(Charts and diagrams as code)
______

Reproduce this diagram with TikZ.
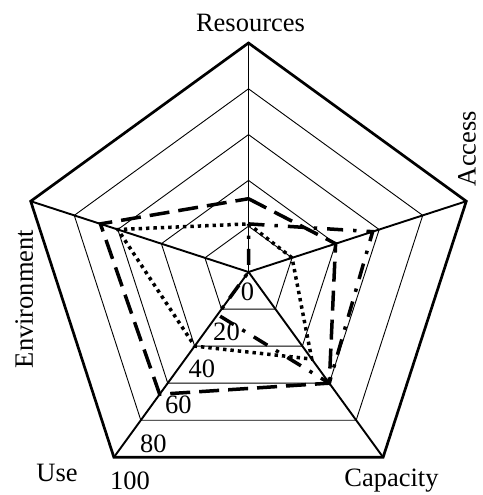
\documentclass[tikz,border=0pt]{standalone}
\usepackage{fontspec}
\setmainfont{Liberation Serif}
\tikzset{
	ring/.style={draw=black, line width=0.9pt},
	outerring/.style={draw=black, line width=2.7pt},
	spoke/.style={draw=black, line width=1.9pt},
	axislabel/.style={
		font=\fontsize{26.5}{30}\selectfont,
		inner sep=0pt,
		anchor=base},
	ticklabel/.style={axislabel},
	seriesdash/.style={draw=black, line width=3.5pt, dash pattern=on 20pt off 9pt},
	seriesdot/.style={draw=black, line width=3.5pt, dash pattern=on 3.4pt off 4pt},
	seriesdashdot/.style={draw=black, line width=3.5pt, dash pattern=on 16pt off 10pt on 3.4pt off 10pt},
}
\begin{document}
\begin{tikzpicture}
		[x=2.29pt,y=2.29pt]
		\useasboundingbox (-248.5pt,-223pt) rectangle (233.5pt,272pt);
		% grid
		\foreach \r in {20,40,60,80}
			\draw[ring] (90:\r) -- (18:\r) -- (-54:\r) -- (-126:\r) -- (162:\r) -- cycle;
		\draw[outerring] (90:100) -- (18:100) -- (-54:100) -- (-126:100) -- (162:100) -- cycle;
		\foreach \a in {90,18,-54,-126,162}
			\draw[spoke] (0,0) -- (\a:100);
		
		% series
		\draw[seriesdash] (90:32) -- (18:40) -- (-54:60) -- (-126:66) -- (162:68) -- cycle;
		\draw[seriesdot] (90:21) -- (18:20) -- (-54:47) -- (-126:40) -- (162:60) -- cycle;
		\draw[seriesdashdot] (90:21) -- (18:57) -- (-54:60) -- (-126:23) -- (0,0) -- cycle;
		
		\node[axislabel] (resources) at (2pt,240pt) {Resources};
		\node[axislabel, rotate=90] (access) at (227pt,123.5pt) {Access};
		\node[axislabel] (capacity) at (143pt,-214.7pt) {Capacity};
		\node[axislabel] (use) at (-191.5pt,-209.7pt) {Use};
		\node[axislabel, rotate=90] (environment) at (-215.5pt,-27pt) {Environment};
		\foreach \v/\px/\py in {0/-1/-28, 20/-22/-68, 40/-46.5/-105, 60/-70/-141, 80/-95/-180, 100/-118.5/-217}
			\node[ticklabel] (tick\v) at (\px pt,\py pt) {\v};
\end{tikzpicture}
\end{document}
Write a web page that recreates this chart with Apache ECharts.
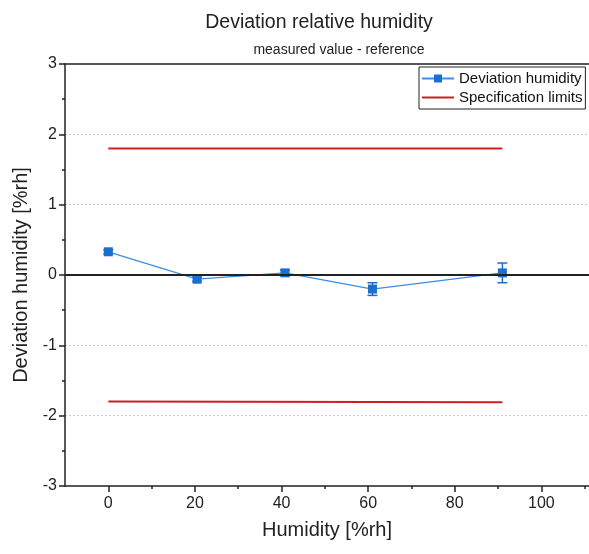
<!DOCTYPE html>
<html>
<head>
<meta charset="utf-8">
<script src="https://cdn.jsdelivr.net/npm/echarts@6/dist/echarts.min.js"></script>
<style>
html, body { margin: 0; padding: 0; background: #fff; }
#chart { width: 589px; height: 554px; }
</style>
</head>
<body>
<div id="chart"></div>
<script>
var humidity = [0, 20.5, 40.8, 61, 91];
var deviation = [0.33, -0.06, 0.03, -0.2, 0.03];
var deviationErr = [0.03, 0.03, 0.04, 0.09, 0.14];
var limitX = [0, 91];
var upperLimit = [1.8, 1.8];
var lowerLimit = [-1.8, -1.81];
var xMajorTicks = [0, 20, 40, 60, 80, 100];
var xMinorTicks = [10, 30, 50, 70, 90, 110];

var font = 'Liberation Sans, Arial, sans-serif';
var blue = '#1a6fd0';

function pairs(xs, ys) {
	var out = [];
	for (var i = 0; i < xs.length; i++) {
		out.push([xs[i], ys[i]]);
	}
	return out;
}

var errData = [];
for (var i = 0; i < humidity.length; i++) {
	errData.push([humidity[i], deviation[i] - deviationErr[i], deviation[i] + deviationErr[i]]);
}

var chart = echarts.init(document.getElementById('chart'));

chart.setOption({
	animation : false,
	textStyle : { fontFamily : font },
	title : [ {
		text : 'Deviation relative humidity',
		left : 314,
		textAlign : 'center',
		top : 8,
		textStyle : { fontSize : 19.5, fontWeight : 'normal', color : '#222', fontFamily : font }
	}, {
		text : 'measured value - reference',
		left : 334,
		textAlign : 'center',
		top : 38,
		textStyle : { fontSize : 14, fontWeight : 'normal', color : '#222', fontFamily : font }
	} ],
	legend : {
		left : 419,
		top : 67,
		orient : 'vertical',
		itemGap : 4,
		itemWidth : 32,
		itemHeight : 10,
		padding : [4, 3, 4, 2],
		borderColor : '#222',
		borderWidth : 1,
		borderRadius : 0,
		backgroundColor : '#fff',
		textStyle : { fontSize : 15, color : '#111', fontFamily : font },
		data : [ 'Deviation humidity', {
			name : 'Specification limits',
			itemStyle : { opacity : 0 }
		} ]
	},
	grid : {
		left : 65,
		right : 0,
		top : 64,
		bottom : 68
	},
	xAxis : [ {
		type : 'value',
		min : -10,
		max : 111,
		interval : 10,
		name : 'Humidity [%rh]',
		nameLocation : 'middle',
		nameGap : 34,
		nameTextStyle : { fontSize : 20, color : '#222', fontFamily : font },
		axisLine : { onZero : false, lineStyle : { color : '#222', width : 1.5 } },
		axisTick : { customValues : xMajorTicks, length : 6, lineStyle : { color : '#222', width : 1.5 } },
		axisLabel : { customValues : xMajorTicks, fontSize : 16, color : '#222', margin : 10 },
		splitLine : { show : false }
	}, {
		type : 'value',
		position : 'bottom',
		min : -10,
		max : 111,
		interval : 10,
		axisLine : { show : false, onZero : false },
		axisTick : { customValues : xMinorTicks, length : 3, lineStyle : { color : '#222', width : 1.5 } },
		axisLabel : { show : false },
		splitLine : { show : false }
	}, {
		type : 'value',
		position : 'top',
		min : -10,
		max : 111,
		axisLine : { onZero : false, lineStyle : { color : '#222', width : 1.5 } },
		axisTick : { show : false },
		axisLabel : { show : false },
		splitLine : { show : false }
	} ],
	yAxis : [ {
		type : 'value',
		min : -3,
		max : 3,
		interval : 1,
		name : 'Deviation humidity [%rh]',
		nameLocation : 'middle',
		nameGap : 34,
		nameTextStyle : { fontSize : 20, color : '#222', fontFamily : font },
		axisLine : { onZero : false, lineStyle : { color : '#222', width : 1.5 } },
		axisTick : { length : 6, lineStyle : { color : '#222', width : 1.5 } },
		minorTick : { show : true, splitNumber : 2, length : 3, lineStyle : { color : '#222', width : 1.5 } },
		axisLabel : { fontSize : 16, color : '#222', margin : 8 },
		splitLine : {
			show : true,
			lineStyle : {
				color : [ 'rgba(0,0,0,0)', '#c8c8c8', '#c8c8c8', 'rgba(0,0,0,0)', '#c8c8c8', '#c8c8c8', 'rgba(0,0,0,0)' ],
				type : [2, 2],
				width : 1
			}
		}
	} ],
	series : [ {
		name : 'Specification limits',
		type : 'line',
		data : pairs(limitX, upperLimit),
		symbol : 'none',
		lineStyle : { color : '#cc2020', width : 2 },
		itemStyle : { color : '#cc2020' },
		markLine : {
			silent : true,
			symbol : 'none',
			label : { show : false },
			lineStyle : { color : '#222', width : 2, type : 'solid' },
			data : [ { yAxis : 0 } ]
		}
	}, {
		name : 'Specification limits',
		type : 'line',
		data : pairs(limitX, lowerLimit),
		symbol : 'none',
		lineStyle : { color : '#cc2020', width : 2 },
		itemStyle : { color : '#cc2020' }
	}, {
		name : 'error bars',
		type : 'custom',
		data : errData,
		z : 3,
		renderItem : function(params, api) {
			var x = api.value(0);
			var lo = api.coord([x, api.value(1)]);
			var hi = api.coord([x, api.value(2)]);
			var w = 5;
			var style = { stroke : blue, lineWidth : 1.5 };
			return {
				type : 'group',
				children : [
					{ type : 'line', shape : { x1 : lo[0], y1 : lo[1], x2 : hi[0], y2 : hi[1] }, style : style },
					{ type : 'line', shape : { x1 : lo[0] - w, y1 : lo[1], x2 : lo[0] + w, y2 : lo[1] }, style : style },
					{ type : 'line', shape : { x1 : hi[0] - w, y1 : hi[1], x2 : hi[0] + w, y2 : hi[1] }, style : style }
				]
			};
		}
	}, {
		name : 'Deviation humidity',
		type : 'line',
		data : pairs(humidity, deviation),
		symbol : 'rect',
		symbolSize : 9,
		z : 4,
		lineStyle : { color : '#3a8ee6', width : 1.3 },
		itemStyle : { color : blue }
	} ]
});
</script>
</body>
</html>
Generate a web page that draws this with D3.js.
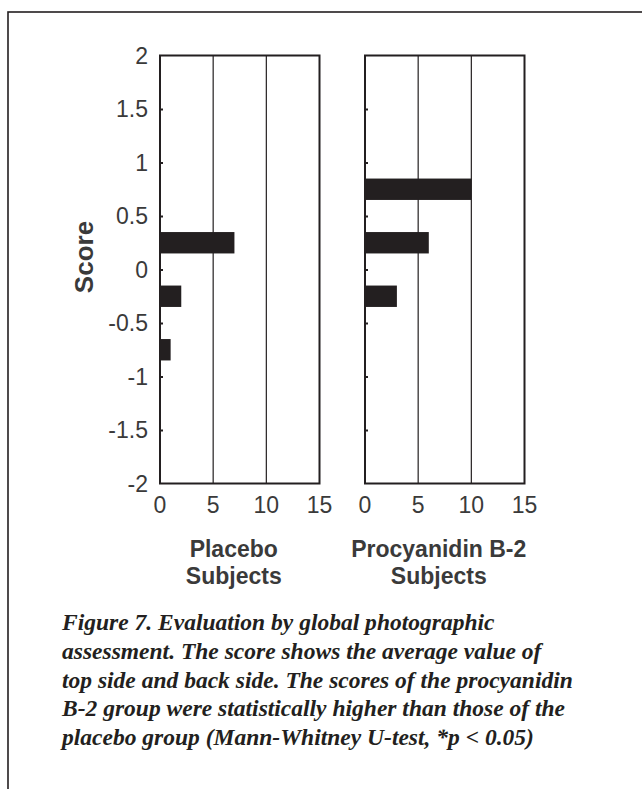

______

### [WHAT THE EXERCISE ASKS]
Reproduce only the lines from the beginning of the data through the line that contains "(0,0) -- cycle;", both included, and please drop the pictures.

### [FINISHED ANSWER]
Reproduce this diagram with TikZ.
\documentclass[tikz,border=0pt]{standalone}
\usepackage{fontspec}
\setmainfont{Liberation Serif}
\tikzset{
	ring/.style={draw=black, line width=0.9pt},
	outerring/.style={draw=black, line width=2.7pt},
	spoke/.style={draw=black, line width=1.9pt},
	axislabel/.style={
		font=\fontsize{26.5}{30}\selectfont,
		inner sep=0pt,
		anchor=base},
	ticklabel/.style={axislabel},
	seriesdash/.style={draw=black, line width=3.5pt, dash pattern=on 20pt off 9pt},
	seriesdot/.style={draw=black, line width=3.5pt, dash pattern=on 3.4pt off 4pt},
	seriesdashdot/.style={draw=black, line width=3.5pt, dash pattern=on 16pt off 10pt on 3.4pt off 10pt},
}
\begin{document}
\begin{tikzpicture}
		[x=2.29pt,y=2.29pt]
		\useasboundingbox (-248.5pt,-223pt) rectangle (233.5pt,272pt);
		% grid
		\foreach \r in {20,40,60,80}
			\draw[ring] (90:\r) -- (18:\r) -- (-54:\r) -- (-126:\r) -- (162:\r) -- cycle;
		\draw[outerring] (90:100) -- (18:100) -- (-54:100) -- (-126:100) -- (162:100) -- cycle;
		\foreach \a in {90,18,-54,-126,162}
			\draw[spoke] (0,0) -- (\a:100);
		
		% series
		\draw[seriesdash] (90:32) -- (18:40) -- (-54:60) -- (-126:66) -- (162:68) -- cycle;
		\draw[seriesdot] (90:21) -- (18:20) -- (-54:47) -- (-126:40) -- (162:60) -- cycle;
		\draw[seriesdashdot] (90:21) -- (18:57) -- (-54:60) -- (-126:23) -- (0,0) -- cycle;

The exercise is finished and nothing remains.